Sarcopenia and osteopenia are two common components of the frailty syndrome that may share a common underlying mechanism. Since frailty has been associated with increased fat infiltration in muscle and bone, we hypothesized that lamin A/C, a protein of the nuclear envelope that regulates adipose differentiation, could be associated with the pathophysiology of both osteo and sarcopenia in the frailty syndrome. Four-week-old lamin A/C null (Lmna−/−), heterozygous (Lmna+/−) and wild type (WT) mice were sacrificed and their mid-thigh analyzed for fat infiltration using invasive (histology) and non-invasive (μCT) methods.
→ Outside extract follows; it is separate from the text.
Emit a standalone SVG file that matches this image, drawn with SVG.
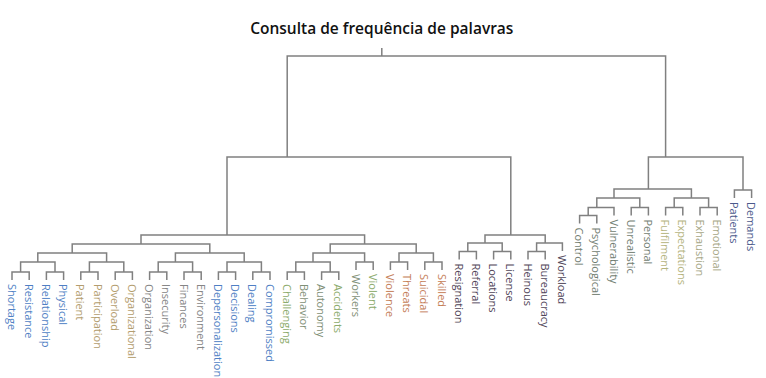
<svg xmlns="http://www.w3.org/2000/svg" width="766" height="378" viewBox="0 0 766 378">
<style>
.bg{fill:#ffffff}
.ln{fill:none;stroke:#808080;stroke-width:1.5;stroke-linejoin:miter}
.title{font-family:"Open Sans","Noto Sans","DejaVu Sans",sans-serif;font-weight:600;font-size:15.5px;fill:#111111}
.lbl{font-family:"Open Sans","Noto Sans","DejaVu Sans",sans-serif;font-size:11px}
.blue{fill:#4f7fc4}
.tan{fill:#b39d6e}
.gray{fill:#858585}
.lgreen{fill:#8cab6c}
.ggreen{fill:#7f9077}
.orange{fill:#c47d57}
.purple{fill:#4f4457}
.sage{fill:#717d71}
.olive{fill:#b5b47e}
.olive2{fill:#a7a786}
.navy{fill:#4c5a8c}
</style>
<rect class="bg" x="0" y="0" width="766" height="378"/>
<g id="title">
<text class="title" x="381.8" y="34" text-anchor="middle">Consulta de frequência de palavras</text>
</g>
<g id="connectors" class="ln">
<path d="M381.8 48V56M287.2 157V56H665.6V157"/>
<path d="M227 235V157H510.8V235"/>
<path d="M648.4 189V157H743V190"/>
<path d="M141 244V235H364.6V244"/>
<path d="M485 243V235H545.2V243"/>
<path d="M72.2 253V244H209.8V253"/>
<path d="M330.2 253V244H416.2V253"/>
<path d="M37.8 262V253H106.6V262"/>
<path d="M175.4 262V253H244.2V262"/>
<path d="M313 262V253H364.6V262"/>
<path d="M399 262V253H433.4V262"/>
<path d="M20.6 272V262H55V272"/>
<path d="M89.4 272V262H123.8V272"/>
<path d="M158.2 272V262H192.6V272"/>
<path d="M227 272V262H261.4V272"/>
<path d="M295.8 272V262H330.2V272"/>
<path d="M356 270V262H373.2V270"/>
<path d="M390.4 270V262H407.6V270"/>
<path d="M424.8 270V262H442V270"/>
<path d="M12 280V272H29.2V280"/>
<path d="M46.4 280V272H63.6V280"/>
<path d="M80.8 280V272H98V280"/>
<path d="M115.2 280V272H132.4V280"/>
<path d="M149.6 280V272H166.8V280"/>
<path d="M184 280V272H201.2V280"/>
<path d="M218.4 280V272H235.6V280"/>
<path d="M252.8 280V272H270V280"/>
<path d="M287.2 280V272H304.4V280"/>
<path d="M321.6 280V272H338.8V280"/>
<path d="M467.8 251.5V243H502.2V251.5"/>
<path d="M536.6 251.5V243H562.4V251"/>
<path d="M459.2 259.5V251.5H476.4V259.5"/>
<path d="M493.6 259.5V251.5H510.8V259.5"/>
<path d="M528 259.5V251.5H545.2V259.5"/>
<path d="M614 198V189H691.4V198"/>
<path d="M734.4 198V190H751.6V198"/>
<path d="M596.8 207.5V198H639.8V207.5"/>
<path d="M674.2 207.5V198H708.6V207.5"/>
<path d="M588.2 215.5V207.5H614V215.5"/>
<path d="M631.2 215.5V207.5H648.4V215.5"/>
<path d="M665.6 215.5V207.5H682.8V215.5"/>
<path d="M700 215.5V207.5H717.2V215.5"/>
<path d="M579.6 223.5V215.5H596.8V223.5"/>
</g>
<g id="leaves" class="lbl">
<g id="n-shortage"><text class="blue" transform="translate(7.5,284) rotate(90)">Shortage</text></g>
<g id="n-resistance"><text class="blue" transform="translate(24.7,284) rotate(90)">Resistance</text></g>
<g id="n-relationship"><text class="blue" transform="translate(41.9,284) rotate(90)">Relationship</text></g>
<g id="n-physical"><text class="blue" transform="translate(59.1,284) rotate(90)">Physical</text></g>
<g id="n-patient"><text class="tan" transform="translate(76.3,284) rotate(90)">Patient</text></g>
<g id="n-participation"><text class="tan" transform="translate(93.5,284) rotate(90)">Participation</text></g>
<g id="n-overload"><text class="tan" transform="translate(110.7,284) rotate(90)">Overload</text></g>
<g id="n-organizational"><text class="tan" transform="translate(127.9,284) rotate(90)">Organizational</text></g>
<g id="n-organization"><text class="gray" transform="translate(145.1,284) rotate(90)">Organization</text></g>
<g id="n-insecurity"><text class="gray" transform="translate(162.3,284) rotate(90)">Insecurity</text></g>
<g id="n-finances"><text class="gray" transform="translate(179.5,284) rotate(90)">Finances</text></g>
<g id="n-environment"><text class="gray" transform="translate(196.7,284) rotate(90)">Environment</text></g>
<g id="n-depersonalization"><text class="blue" transform="translate(213.9,284) rotate(90)">Depersonalization</text></g>
<g id="n-decisions"><text class="blue" transform="translate(231.1,284) rotate(90)">Decisions</text></g>
<g id="n-dealing"><text class="blue" transform="translate(248.3,284) rotate(90)">Dealing</text></g>
<g id="n-compromissed"><text class="blue" transform="translate(265.5,284) rotate(90)">Compromissed</text></g>
<g id="n-challenging"><text class="lgreen" transform="translate(282.7,284) rotate(90)">Challenging</text></g>
<g id="n-behavior"><text class="ggreen" transform="translate(299.9,284) rotate(90)">Behavior</text></g>
<g id="n-autonomy"><text class="ggreen" transform="translate(317.1,284) rotate(90)">Autonomy</text></g>
<g id="n-accidents"><text class="lgreen" transform="translate(334.3,284) rotate(90)">Accidents</text></g>
<g id="n-workers"><text class="ggreen" transform="translate(351.5,274) rotate(90)">Workers</text></g>
<g id="n-violent"><text class="lgreen" transform="translate(368.7,274) rotate(90)">Violent</text></g>
<g id="n-violence"><text class="orange" transform="translate(385.9,274) rotate(90)">Violence</text></g>
<g id="n-threats"><text class="orange" transform="translate(403.1,274) rotate(90)">Threats</text></g>
<g id="n-suicidal"><text class="orange" transform="translate(420.3,274) rotate(90)">Suicidal</text></g>
<g id="n-skilled"><text class="orange" transform="translate(437.5,274) rotate(90)">Skilled</text></g>
<g id="n-resignation"><text class="purple" transform="translate(454.7,263.5) rotate(90)">Resignation</text></g>
<g id="n-referral"><text class="purple" transform="translate(471.9,263.5) rotate(90)">Referral</text></g>
<g id="n-locations"><text class="purple" transform="translate(489.1,263.5) rotate(90)">Locations</text></g>
<g id="n-license"><text class="purple" transform="translate(506.3,263.5) rotate(90)">License</text></g>
<g id="n-heinous"><text class="purple" transform="translate(523.5,263.5) rotate(90)">Heinous</text></g>
<g id="n-bureaucracy"><text class="purple" transform="translate(540.7,263.5) rotate(90)">Bureaucracy</text></g>
<g id="n-workload"><text class="purple" transform="translate(557.9,255) rotate(90)">Workload</text></g>
<g id="n-control"><text class="sage" transform="translate(575.1,227.5) rotate(90)">Control</text></g>
<g id="n-psychological"><text class="sage" transform="translate(592.3,227.5) rotate(90)">Psychological</text></g>
<g id="n-vulnerability"><text class="sage" transform="translate(609.5,219.5) rotate(90)">Vulnerability</text></g>
<g id="n-unrealistic"><text class="sage" transform="translate(626.7,219.5) rotate(90)">Unrealistic</text></g>
<g id="n-personal"><text class="sage" transform="translate(643.9,219.5) rotate(90)">Personal</text></g>
<g id="n-fulfilment"><text class="olive" transform="translate(661.1,219.5) rotate(90)">Fulfilment</text></g>
<g id="n-expectations"><text class="olive" transform="translate(678.3,219.5) rotate(90)">Expectations</text></g>
<g id="n-exhaustion"><text class="olive2" transform="translate(695.5,219.5) rotate(90)">Exhaustion</text></g>
<g id="n-emotional"><text class="olive2" transform="translate(712.7,219.5) rotate(90)">Emotional</text></g>
<g id="n-patients"><text class="navy" transform="translate(729.9,202) rotate(90)">Patients</text></g>
<g id="n-demands"><text class="navy" transform="translate(747.1,202) rotate(90)">Demands</text></g>
</g>
</svg>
Lmna−/− mice showed a significant increase in inter- (∼4-fold) and intra-myofiber (∼2.5-fold) fat and marrow fat infiltration (∼40-fold), with a significant decrease in muscle volume (−42.8%) and bone volume (−21.8%), as compared with WT controls. Furthermore, fat infiltration happened concomitantly with a significant decline in muscle and bone strength in Lmna−/− mice. From a mechanistic approach, high levels of pro-adipogenic factors PPARγ and C/EBPα were associated with a reduction in myogenic and osteogenic factors from the Wnt-10b/β-catenin signalling pathway in Lmna−/− mice. In conclusion, lamin A/C could constitute the determinant factor in the pathogenesis and potential treatment of both sarcopenia and osteopenia, which are commonly observed in the frailty syndrome.